### Material provided
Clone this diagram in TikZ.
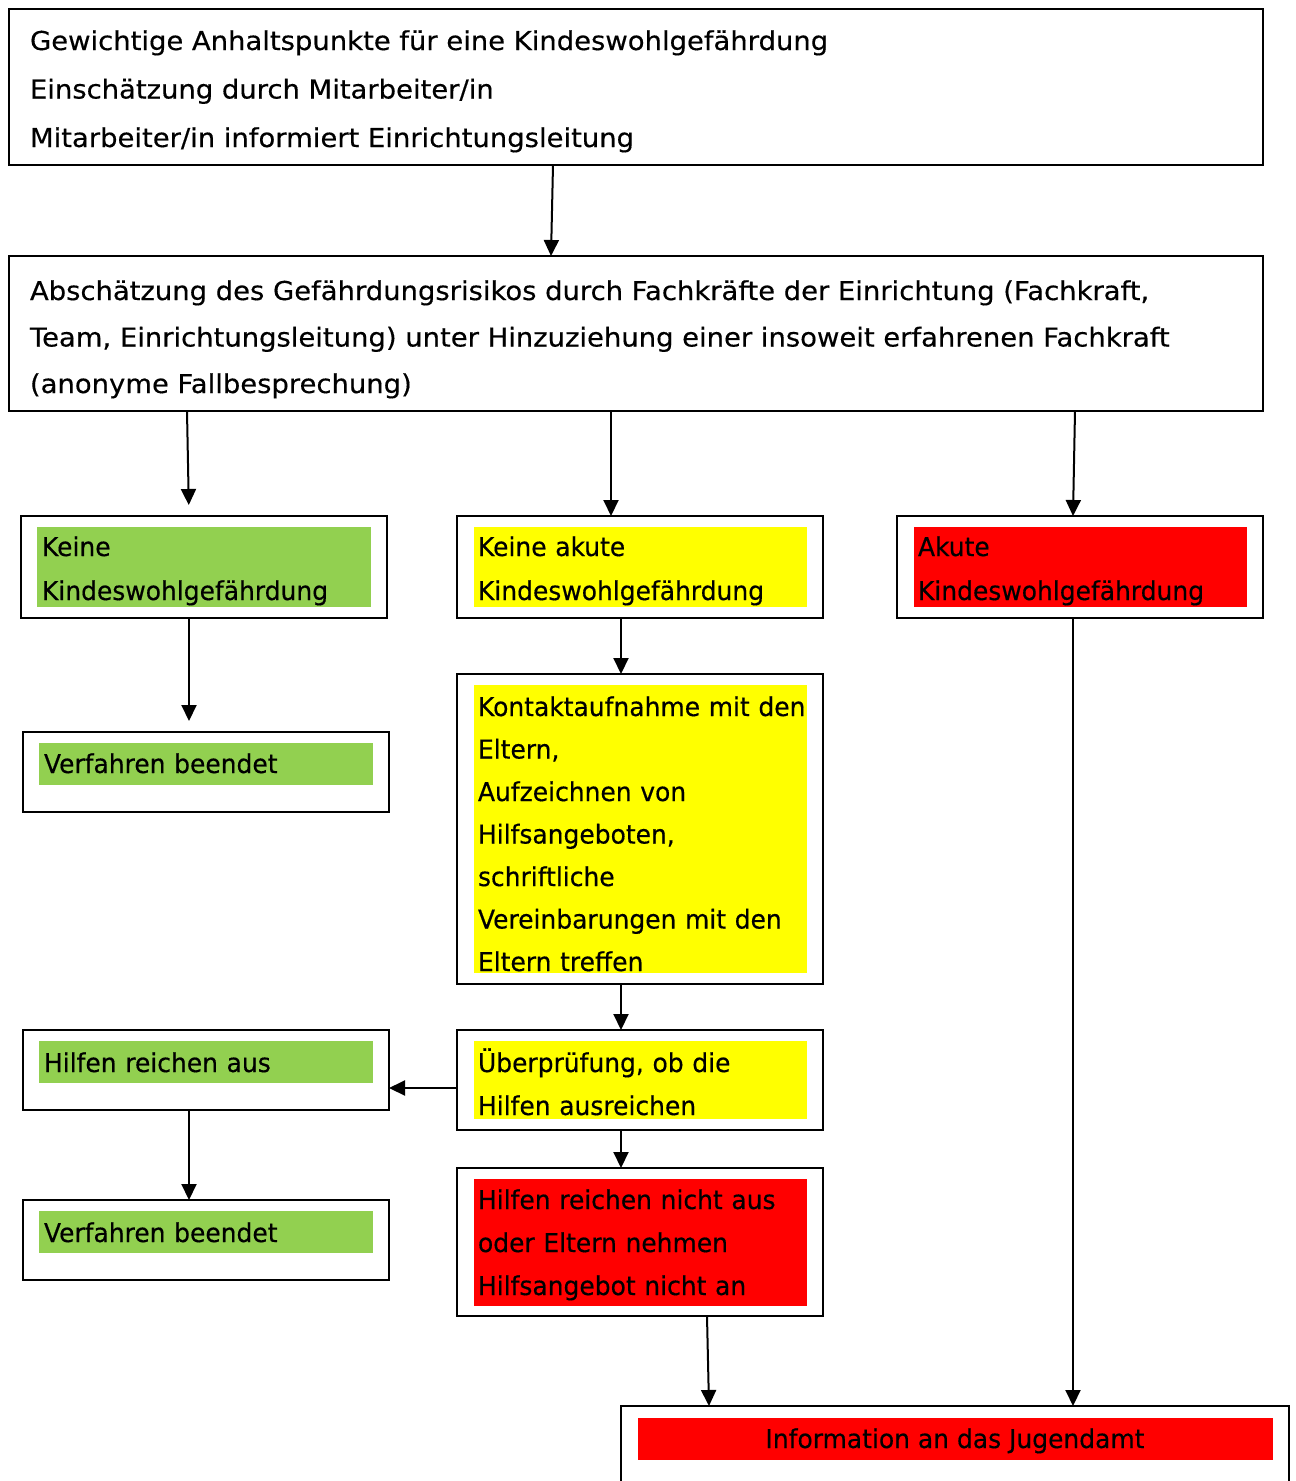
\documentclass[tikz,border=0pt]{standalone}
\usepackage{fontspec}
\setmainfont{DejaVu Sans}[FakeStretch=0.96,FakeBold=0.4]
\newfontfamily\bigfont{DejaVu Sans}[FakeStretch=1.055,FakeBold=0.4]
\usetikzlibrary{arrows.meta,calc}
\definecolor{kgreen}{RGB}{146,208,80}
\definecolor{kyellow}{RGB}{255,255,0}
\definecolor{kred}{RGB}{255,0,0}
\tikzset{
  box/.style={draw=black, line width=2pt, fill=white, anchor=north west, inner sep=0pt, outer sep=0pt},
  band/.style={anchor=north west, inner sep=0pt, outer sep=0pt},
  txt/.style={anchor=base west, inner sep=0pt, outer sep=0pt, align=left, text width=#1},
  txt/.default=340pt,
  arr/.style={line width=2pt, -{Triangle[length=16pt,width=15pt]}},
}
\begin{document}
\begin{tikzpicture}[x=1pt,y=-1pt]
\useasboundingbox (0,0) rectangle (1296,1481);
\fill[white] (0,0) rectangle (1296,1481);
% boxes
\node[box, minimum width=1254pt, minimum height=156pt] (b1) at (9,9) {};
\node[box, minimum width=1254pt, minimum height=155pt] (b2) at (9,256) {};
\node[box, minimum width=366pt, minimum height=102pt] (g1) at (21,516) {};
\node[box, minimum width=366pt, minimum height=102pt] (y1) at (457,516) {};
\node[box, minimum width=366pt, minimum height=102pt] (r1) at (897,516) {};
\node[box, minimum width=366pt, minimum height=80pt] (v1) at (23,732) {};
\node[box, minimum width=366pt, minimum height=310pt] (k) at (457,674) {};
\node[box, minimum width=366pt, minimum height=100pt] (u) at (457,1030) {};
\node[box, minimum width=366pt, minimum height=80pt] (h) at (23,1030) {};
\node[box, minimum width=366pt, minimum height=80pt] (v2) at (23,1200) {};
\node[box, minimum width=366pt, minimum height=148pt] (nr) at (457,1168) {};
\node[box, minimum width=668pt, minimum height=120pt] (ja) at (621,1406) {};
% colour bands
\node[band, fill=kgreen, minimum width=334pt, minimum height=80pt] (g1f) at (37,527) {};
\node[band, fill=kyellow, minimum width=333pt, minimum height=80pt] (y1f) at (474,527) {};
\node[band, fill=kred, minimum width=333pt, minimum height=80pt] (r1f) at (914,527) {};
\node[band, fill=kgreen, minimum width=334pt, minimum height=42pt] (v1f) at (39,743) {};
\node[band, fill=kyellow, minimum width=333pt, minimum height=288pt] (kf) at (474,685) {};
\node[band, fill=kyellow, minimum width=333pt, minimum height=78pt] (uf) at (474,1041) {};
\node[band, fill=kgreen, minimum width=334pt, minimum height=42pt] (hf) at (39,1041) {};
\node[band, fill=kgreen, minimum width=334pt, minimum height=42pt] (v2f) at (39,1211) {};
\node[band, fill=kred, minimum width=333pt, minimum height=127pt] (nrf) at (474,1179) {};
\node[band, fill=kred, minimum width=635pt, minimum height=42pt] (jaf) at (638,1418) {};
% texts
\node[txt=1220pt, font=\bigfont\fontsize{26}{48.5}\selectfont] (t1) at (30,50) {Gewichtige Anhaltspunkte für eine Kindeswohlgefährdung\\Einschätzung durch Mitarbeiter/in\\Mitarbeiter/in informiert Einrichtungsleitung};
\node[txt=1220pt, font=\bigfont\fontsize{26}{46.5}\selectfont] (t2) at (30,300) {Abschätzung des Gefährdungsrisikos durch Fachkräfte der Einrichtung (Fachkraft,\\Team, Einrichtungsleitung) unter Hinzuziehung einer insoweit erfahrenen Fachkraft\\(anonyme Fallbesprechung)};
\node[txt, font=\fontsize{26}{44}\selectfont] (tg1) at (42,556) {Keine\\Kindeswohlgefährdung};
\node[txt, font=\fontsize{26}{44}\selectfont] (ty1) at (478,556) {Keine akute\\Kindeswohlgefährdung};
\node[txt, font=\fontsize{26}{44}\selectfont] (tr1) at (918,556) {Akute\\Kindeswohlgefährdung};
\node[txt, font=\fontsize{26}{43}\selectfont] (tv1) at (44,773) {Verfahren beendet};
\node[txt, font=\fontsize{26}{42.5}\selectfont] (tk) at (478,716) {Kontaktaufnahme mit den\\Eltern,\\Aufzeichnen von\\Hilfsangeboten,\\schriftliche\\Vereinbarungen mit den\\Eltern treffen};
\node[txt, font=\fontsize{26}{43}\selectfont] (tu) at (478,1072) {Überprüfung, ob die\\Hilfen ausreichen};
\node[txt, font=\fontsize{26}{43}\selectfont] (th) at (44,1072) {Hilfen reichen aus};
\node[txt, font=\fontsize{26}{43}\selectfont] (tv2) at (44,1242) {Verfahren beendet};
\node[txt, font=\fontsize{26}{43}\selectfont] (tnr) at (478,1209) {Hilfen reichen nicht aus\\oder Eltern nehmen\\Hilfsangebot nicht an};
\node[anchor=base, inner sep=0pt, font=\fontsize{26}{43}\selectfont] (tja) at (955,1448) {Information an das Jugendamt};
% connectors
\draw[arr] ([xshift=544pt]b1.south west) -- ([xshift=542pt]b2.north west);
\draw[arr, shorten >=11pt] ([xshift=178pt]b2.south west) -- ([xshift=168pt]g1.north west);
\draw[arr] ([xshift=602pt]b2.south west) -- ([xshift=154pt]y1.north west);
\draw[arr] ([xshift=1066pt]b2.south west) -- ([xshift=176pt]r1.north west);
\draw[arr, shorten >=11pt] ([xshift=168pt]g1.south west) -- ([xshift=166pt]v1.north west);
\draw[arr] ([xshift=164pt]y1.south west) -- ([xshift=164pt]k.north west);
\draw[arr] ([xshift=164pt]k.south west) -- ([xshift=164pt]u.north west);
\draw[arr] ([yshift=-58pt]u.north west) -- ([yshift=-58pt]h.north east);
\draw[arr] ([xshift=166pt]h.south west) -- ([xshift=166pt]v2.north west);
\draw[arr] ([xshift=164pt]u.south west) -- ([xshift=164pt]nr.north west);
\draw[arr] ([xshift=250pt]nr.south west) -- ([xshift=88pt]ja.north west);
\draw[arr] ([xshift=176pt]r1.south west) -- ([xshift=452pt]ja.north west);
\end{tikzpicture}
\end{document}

### The problem
Restate the full listing verbatim and drop every picture.

### Task result
Clone this diagram in TikZ.
\documentclass[tikz,border=0pt]{standalone}
\usepackage{fontspec}
\setmainfont{DejaVu Sans}[FakeStretch=0.96,FakeBold=0.4]
\newfontfamily\bigfont{DejaVu Sans}[FakeStretch=1.055,FakeBold=0.4]
\usetikzlibrary{arrows.meta,calc}
\definecolor{kgreen}{RGB}{146,208,80}
\definecolor{kyellow}{RGB}{255,255,0}
\definecolor{kred}{RGB}{255,0,0}
\tikzset{
  box/.style={draw=black, line width=2pt, fill=white, anchor=north west, inner sep=0pt, outer sep=0pt},
  band/.style={anchor=north west, inner sep=0pt, outer sep=0pt},
  txt/.style={anchor=base west, inner sep=0pt, outer sep=0pt, align=left, text width=#1},
  txt/.default=340pt,
  arr/.style={line width=2pt, -{Triangle[length=16pt,width=15pt]}},
}
\begin{document}
\begin{tikzpicture}[x=1pt,y=-1pt]
\useasboundingbox (0,0) rectangle (1296,1481);
\fill[white] (0,0) rectangle (1296,1481);
% boxes
\node[box, minimum width=1254pt, minimum height=156pt] (b1) at (9,9) {};
\node[box, minimum width=1254pt, minimum height=155pt] (b2) at (9,256) {};
\node[box, minimum width=366pt, minimum height=102pt] (g1) at (21,516) {};
\node[box, minimum width=366pt, minimum height=102pt] (y1) at (457,516) {};
\node[box, minimum width=366pt, minimum height=102pt] (r1) at (897,516) {};
\node[box, minimum width=366pt, minimum height=80pt] (v1) at (23,732) {};
\node[box, minimum width=366pt, minimum height=310pt] (k) at (457,674) {};
\node[box, minimum width=366pt, minimum height=100pt] (u) at (457,1030) {};
\node[box, minimum width=366pt, minimum height=80pt] (h) at (23,1030) {};
\node[box, minimum width=366pt, minimum height=80pt] (v2) at (23,1200) {};
\node[box, minimum width=366pt, minimum height=148pt] (nr) at (457,1168) {};
\node[box, minimum width=668pt, minimum height=120pt] (ja) at (621,1406) {};
% colour bands
\node[band, fill=kgreen, minimum width=334pt, minimum height=80pt] (g1f) at (37,527) {};
\node[band, fill=kyellow, minimum width=333pt, minimum height=80pt] (y1f) at (474,527) {};
\node[band, fill=kred, minimum width=333pt, minimum height=80pt] (r1f) at (914,527) {};
\node[band, fill=kgreen, minimum width=334pt, minimum height=42pt] (v1f) at (39,743) {};
\node[band, fill=kyellow, minimum width=333pt, minimum height=288pt] (kf) at (474,685) {};
\node[band, fill=kyellow, minimum width=333pt, minimum height=78pt] (uf) at (474,1041) {};
\node[band, fill=kgreen, minimum width=334pt, minimum height=42pt] (hf) at (39,1041) {};
\node[band, fill=kgreen, minimum width=334pt, minimum height=42pt] (v2f) at (39,1211) {};
\node[band, fill=kred, minimum width=333pt, minimum height=127pt] (nrf) at (474,1179) {};
\node[band, fill=kred, minimum width=635pt, minimum height=42pt] (jaf) at (638,1418) {};
% texts
\node[txt=1220pt, font=\bigfont\fontsize{26}{48.5}\selectfont] (t1) at (30,50) {Gewichtige Anhaltspunkte für eine Kindeswohlgefährdung\\Einschätzung durch Mitarbeiter/in\\Mitarbeiter/in informiert Einrichtungsleitung};
\node[txt=1220pt, font=\bigfont\fontsize{26}{46.5}\selectfont] (t2) at (30,300) {Abschätzung des Gefährdungsrisikos durch Fachkräfte der Einrichtung (Fachkraft,\\Team, Einrichtungsleitung) unter Hinzuziehung einer insoweit erfahrenen Fachkraft\\(anonyme Fallbesprechung)};
\node[txt, font=\fontsize{26}{44}\selectfont] (tg1) at (42,556) {Keine\\Kindeswohlgefährdung};
\node[txt, font=\fontsize{26}{44}\selectfont] (ty1) at (478,556) {Keine akute\\Kindeswohlgefährdung};
\node[txt, font=\fontsize{26}{44}\selectfont] (tr1) at (918,556) {Akute\\Kindeswohlgefährdung};
\node[txt, font=\fontsize{26}{43}\selectfont] (tv1) at (44,773) {Verfahren beendet};
\node[txt, font=\fontsize{26}{42.5}\selectfont] (tk) at (478,716) {Kontaktaufnahme mit den\\Eltern,\\Aufzeichnen von\\Hilfsangeboten,\\schriftliche\\Vereinbarungen mit den\\Eltern treffen};
\node[txt, font=\fontsize{26}{43}\selectfont] (tu) at (478,1072) {Überprüfung, ob die\\Hilfen ausreichen};
\node[txt, font=\fontsize{26}{43}\selectfont] (th) at (44,1072) {Hilfen reichen aus};
\node[txt, font=\fontsize{26}{43}\selectfont] (tv2) at (44,1242) {Verfahren beendet};
\node[txt, font=\fontsize{26}{43}\selectfont] (tnr) at (478,1209) {Hilfen reichen nicht aus\\oder Eltern nehmen\\Hilfsangebot nicht an};
\node[anchor=base, inner sep=0pt, font=\fontsize{26}{43}\selectfont] (tja) at (955,1448) {Information an das Jugendamt};
% connectors
\draw[arr] ([xshift=544pt]b1.south west) -- ([xshift=542pt]b2.north west);
\draw[arr, shorten >=11pt] ([xshift=178pt]b2.south west) -- ([xshift=168pt]g1.north west);
\draw[arr] ([xshift=602pt]b2.south west) -- ([xshift=154pt]y1.north west);
\draw[arr] ([xshift=1066pt]b2.south west) -- ([xshift=176pt]r1.north west);
\draw[arr, shorten >=11pt] ([xshift=168pt]g1.south west) -- ([xshift=166pt]v1.north west);
\draw[arr] ([xshift=164pt]y1.south west) -- ([xshift=164pt]k.north west);
\draw[arr] ([xshift=164pt]k.south west) -- ([xshift=164pt]u.north west);
\draw[arr] ([yshift=-58pt]u.north west) -- ([yshift=-58pt]h.north east);
\draw[arr] ([xshift=166pt]h.south west) -- ([xshift=166pt]v2.north west);
\draw[arr] ([xshift=164pt]u.south west) -- ([xshift=164pt]nr.north west);
\draw[arr] ([xshift=250pt]nr.south west) -- ([xshift=88pt]ja.north west);
\draw[arr] ([xshift=176pt]r1.south west) -- ([xshift=452pt]ja.north west);
\end{tikzpicture}
\end{document}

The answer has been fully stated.